Werden Hautkrankheiten bald mit Spinnenseide geheilt?

Dass Spinnenproteine therapeutische Wirkung entfalten können, ist schon lange bekannt. Nun steht die künstliche Herstellung vor dem Durchbruch – und verspricht neue Heilverfahren.

Es klingt nach Science-Fiction, könnte jedoch schon in absehbarer Zeit Realität werden: Um erkrankte Hautstellen zu heilen, wird quasi ein künstliches Spinnennetz darüber gespannt. Eine schwedische Biotech-Firma hat nun die Grundlage dafür geschaffen, diese Vision umzusetzen, indem sie ein Verfahren zur Herstellung sogenannter Spirdroin-Proteine entwickelt hat. Diese entsprechen weitgehend den Proteinen in Spinnenseide, denn sie werden aus Spinnen-Gensequenzen geklont und dann aus E.Coli-Bakterien herangezüchtet. Am Ende der Produktion kommt dann noch ein von GE entwickeltes Proteinreinigungsverfahren zum Einsatz.

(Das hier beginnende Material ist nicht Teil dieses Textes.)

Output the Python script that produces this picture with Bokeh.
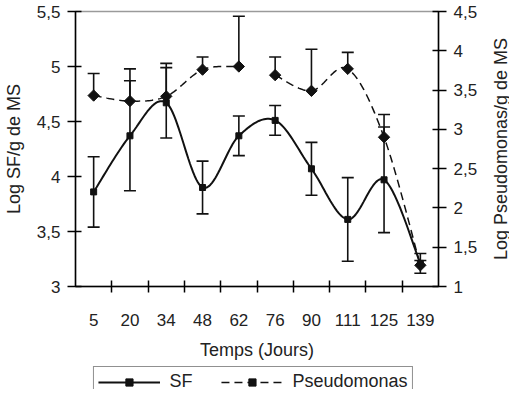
import math
import numpy as np
from bokeh.plotting import figure
from bokeh.layouts import column, row
from bokeh.models import (Range1d, LinearAxis, FixedTicker, Whisker, TeeHead, Label,
                          ColumnDataSource, Legend, LegendItem, CustomJSTickFormatter)
from bokeh.embed import file_html
from bokeh.resources import INLINE

# ---- data ----
days = ["5", "20", "34", "48", "62", "76", "90", "111", "125", "139"]
sf = [3.86, 4.37, 4.67, 3.90, 4.37, 4.51, 4.07, 3.61, 3.97, 3.21]
sf_err = [0.32, 0.50, 0.32, 0.24, 0.18, 0.135, 0.24, 0.38, 0.48, 0.09]
pseudo = [3.43, 3.36, 3.42, 3.76, 3.80, 3.69, 3.49, 3.77, 2.90, 1.27]
pseudo_err = [0.28, 0.41, 0.42, 0.16, 0.64, 0.23, 0.53, 0.21, 0.29, 0.06]
# the dashed Pseudomonas line is broken between day 62 and day 76
pseudo_segments = [(0, 5), (5, 10)]
left_ticks = [3, 3.5, 4, 4.5, 5, 5.5]
right_ticks = [1, 1.5, 2, 2.5, 3, 3.5, 4, 4.5]
series_names = ["SF", "Pseudomonas"]
right_title = "Log Pseudomonas/g de MS"

FONT = "Liberation Sans"
TXT = "#222222"
INK = "#111111"

x = [i + 0.5 for i in range(len(days))]


def smooth(xs, ys, n=24):
    """Excel-like smoothed line (Bezier / Catmull-Rom through the points)."""
    pts = np.column_stack([xs, ys]).astype(float)
    m = len(pts)
    out = []
    for i in range(m - 1):
        p0 = pts[i - 1] if i > 0 else pts[i]
        p1, p2 = pts[i], pts[i + 1]
        p3 = pts[i + 2] if i + 2 < m else pts[i + 1]
        c1 = p1 + (p2 - p0) / 6.0
        c2 = p2 - (p3 - p1) / 6.0
        t = np.linspace(0, 1, n)[:, None]
        seg = (1 - t) ** 3 * p1 + 3 * (1 - t) ** 2 * t * c1 + 3 * (1 - t) * t ** 2 * c2 + t ** 3 * p2
        if i > 0:
            seg = seg[1:]
        out.append(seg)
    arr = np.vstack(out)
    return arr[:, 0], arr[:, 1]


FRAME_W, FRAME_H = 363, 275
BORDER_L, BORDER_R, BORDER_T, BORDER_B = 71, 53, 11, 80
MAIN_W = BORDER_L + FRAME_W + BORDER_R
MAIN_H = BORDER_T + FRAME_H + BORDER_B
TITLE_W = 18

p = figure(frame_width=FRAME_W, frame_height=FRAME_H,
           x_range=Range1d(0, 10), y_range=Range1d(3, 5.5),
           output_backend="svg", toolbar_location=None,
           min_border_left=BORDER_L, min_border_right=BORDER_R,
           min_border_top=BORDER_T, min_border_bottom=BORDER_B)
p.extra_y_ranges = {"right": Range1d(1, 4.5)}
p.grid.visible = False
p.outline_line_color = "#9a9a9a"
p.outline_line_width = 1.5
p.background_fill_color = "white"
p.border_fill_color = "white"

# x axis
xa = p.xaxis[0]
xa.ticker = FixedTicker(ticks=x, minor_ticks=list(range(1, 10)))
xa.formatter = CustomJSTickFormatter(args=dict(labels=days),
                                     code="return labels[Math.floor(tick)];")
xa.major_tick_in = 0
xa.major_tick_out = 0
xa.minor_tick_in = 6
xa.minor_tick_out = 6
xa.minor_tick_line_color = "black"
xa.minor_tick_line_width = 1.5
xa.axis_line_width = 1.5
xa.major_label_standoff = 21
xa.axis_label = "Temps (Jours)"
xa.axis_label_standoff = 11

# left axis
ya = p.yaxis[0]
ya.ticker = FixedTicker(ticks=left_ticks)
ya.axis_label = "Log SF/g de MS"
ya.axis_label_standoff = 10
ya.major_label_standoff = 7

# right axis (its title, read bottom-to-top, sits in a narrow strip to the right)
ra = LinearAxis(y_range_name="right", ticker=FixedTicker(ticks=right_ticks))
ra.major_label_standoff = 7
p.add_layout(ra, "right")

comma = CustomJSTickFormatter(code="return tick.toString().replace('.', ',');")
for ax in (ya, ra):
    ax.formatter = comma
    ax.major_tick_in = 6
    ax.major_tick_out = 8
    ax.minor_tick_line_color = None
    ax.axis_line_width = 1.5
    ax.major_tick_line_width = 1.5

for ax in (xa, ya, ra):
    ax.axis_line_color = "black"
    ax.major_tick_line_color = "black"
    ax.major_label_text_font = FONT
    ax.major_label_text_font_size = "17px"
    ax.major_label_text_color = TXT
    ax.axis_label_text_font = FONT
    ax.axis_label_text_font_size = "18px"
    ax.axis_label_text_font_style = "normal"
    ax.axis_label_text_color = TXT

# ---- error bars ----
sf_src = ColumnDataSource(dict(x=x, y=sf,
                               lo=[v - e for v, e in zip(sf, sf_err)],
                               hi=[v + e for v, e in zip(sf, sf_err)]))
p.add_layout(Whisker(source=sf_src, base="x", lower="lo", upper="hi",
                     line_color=INK, line_width=1.6,
                     lower_head=TeeHead(size=12, line_color=INK, line_width=1.6),
                     upper_head=TeeHead(size=12, line_color=INK, line_width=1.6)))

ps_src = ColumnDataSource(dict(x=x, y=pseudo, lo=pseudo,
                               hi=[v + e for v, e in zip(pseudo, pseudo_err)]))
p.add_layout(Whisker(source=ps_src, base="x", lower="lo", upper="hi",
                     y_range_name="right", line_color=INK, line_width=1.6,
                     lower_head=None,
                     upper_head=TeeHead(size=12, line_color=INK, line_width=1.6)))

# ---- SF smooth line ----
sx, sy = smooth(x, sf)
p.line(sx, sy, line_color=INK, line_width=2)
p.scatter("x", "y", source=sf_src, marker="square", size=6, fill_color=INK, line_color=INK)

# ---- Pseudomonas dashed smooth line ----
for a, b in pseudo_segments:
    px_, py_ = smooth(x[a:b], pseudo[a:b])
    p.line(px_, py_, line_color=INK, line_width=1.5, line_dash="8 5", y_range_name="right")
p.scatter("x", "y", source=ps_src, marker="square", angle=math.pi / 4, size=8,
          fill_color=INK, line_color=INK, y_range_name="right")

# ---- right-axis title strip (its frame is aligned with the chart's frame) ----
tf = figure(width=TITLE_W, height=MAIN_H, x_range=Range1d(0, 1), y_range=Range1d(0, 1),
            output_backend="svg", toolbar_location=None, min_border=0,
            x_axis_location=None, y_axis_location=None)
tf.grid.visible = False
tf.outline_line_color = None
tf.add_layout(Label(x=0.5, y=0.5, text=right_title, angle=math.pi / 2, text_align="center",
                    text_baseline="middle", text_font=FONT, text_font_size="18px",
                    text_color=TXT))

# ---- legend strip below the chart (same styles; its ranges keep the data out of view) ----
lf = figure(width=MAIN_W + TITLE_W, height=23, x_range=Range1d(100, 101), y_range=Range1d(100, 101),
            output_backend="svg", toolbar_location=None, min_border=0,
            x_axis_location=None, y_axis_location=None)
lf.grid.visible = False
lf.outline_line_color = None
l1 = lf.line(x, sf, line_color=INK, line_width=2)
m1 = lf.scatter(x, sf, marker="square", size=6, fill_color=INK, line_color=INK)
l2 = lf.line(x, pseudo, line_color=INK, line_width=1.5, line_dash="8 5")
m2 = lf.scatter(x, pseudo, marker="square", angle=math.pi / 4, size=8,
                fill_color=INK, line_color=INK)
legend = Legend(items=[LegendItem(label=series_names[0], renderers=[l1, m1]),
                       LegendItem(label=series_names[1], renderers=[l2, m2])],
                orientation="horizontal", location="top_center",
                padding=4, spacing=28, glyph_width=62, glyph_height=18, label_height=18,
                label_standoff=10, label_text_font=FONT, label_text_font_size="18px",
                label_text_color=TXT, border_line_color="#222222", border_line_width=1.5,
                background_fill_alpha=1, margin=0)
lf.add_layout(legend, "center")

layout = column(row(p, tf, spacing=0), lf, spacing=0)
open("out.html", "w").write(file_html(layout, INLINE))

Das „Melken“ von Spinnen, wie es bislang zur Gewinnung des wertvollen Stoffs betrieben werden musste, entfällt damit – und damit der wichtigste Grund, der bisher dem breiten medizinischen Einsatz der Spinnenproteine im Wege stand. Spinnen zu halten ist nämlich aufwendig und teuer, da die Tiere schnell zu Kannibalen werden, und so konnten in der Vergangenheit nur vereinzelte Versuche mit echter Spinnenseide ausgestattet werden.

Mit der schwedischen Innovation geht ein lange gehegter Traum in Erfüllung. Bereits die Griechen und Römer verbanden ihren Soldaten die Wunden mit Spinnweben, weil deren heilsamer Effekt bekannt war. „Heute ist es wissenschaftlich belegt, dass die Proteine antibakteriell wirken und das Hautzellenwachstum anregen“, erklärt Dr. Sybille Thoma-Uszynski, Hautärztin in Berlin-Mitte. Im gesamten Körper können sie eingesetzt werden. So gibt es an der Medizinischen Hochschule Hannover vielversprechende Versuche, zerstörte Nerven mithilfe von Spinnenseide zu reparieren. Auch bei der Wiederherstellung von Knochengewebe leisten die Proteine wertvolle Unterstützung. Auf dermatologischem Gebiet wurde kürzlich eine Neurodermitis-Salbe auf Spinnenseidebasis entwickelt, deren antibakterielle Wirkung die Haut vor Pilzen und Keimen schützt. Die Spinnenproteine punkten nicht zuletzt auch damit, dass sie 100-prozentig körperverträglich sind sowie nach und nach restlos abgebaut werden.

Viele Menschen dürften also in Zukunft ihr Verhältnis zu Spinnen noch einmal überdenken; die Tiere mögen im heimischen Badezimmer nicht gern gesehen sein, doch sie liefern den Grundstoff für viele segensreiche medizinische Anwendungen der Zukunft.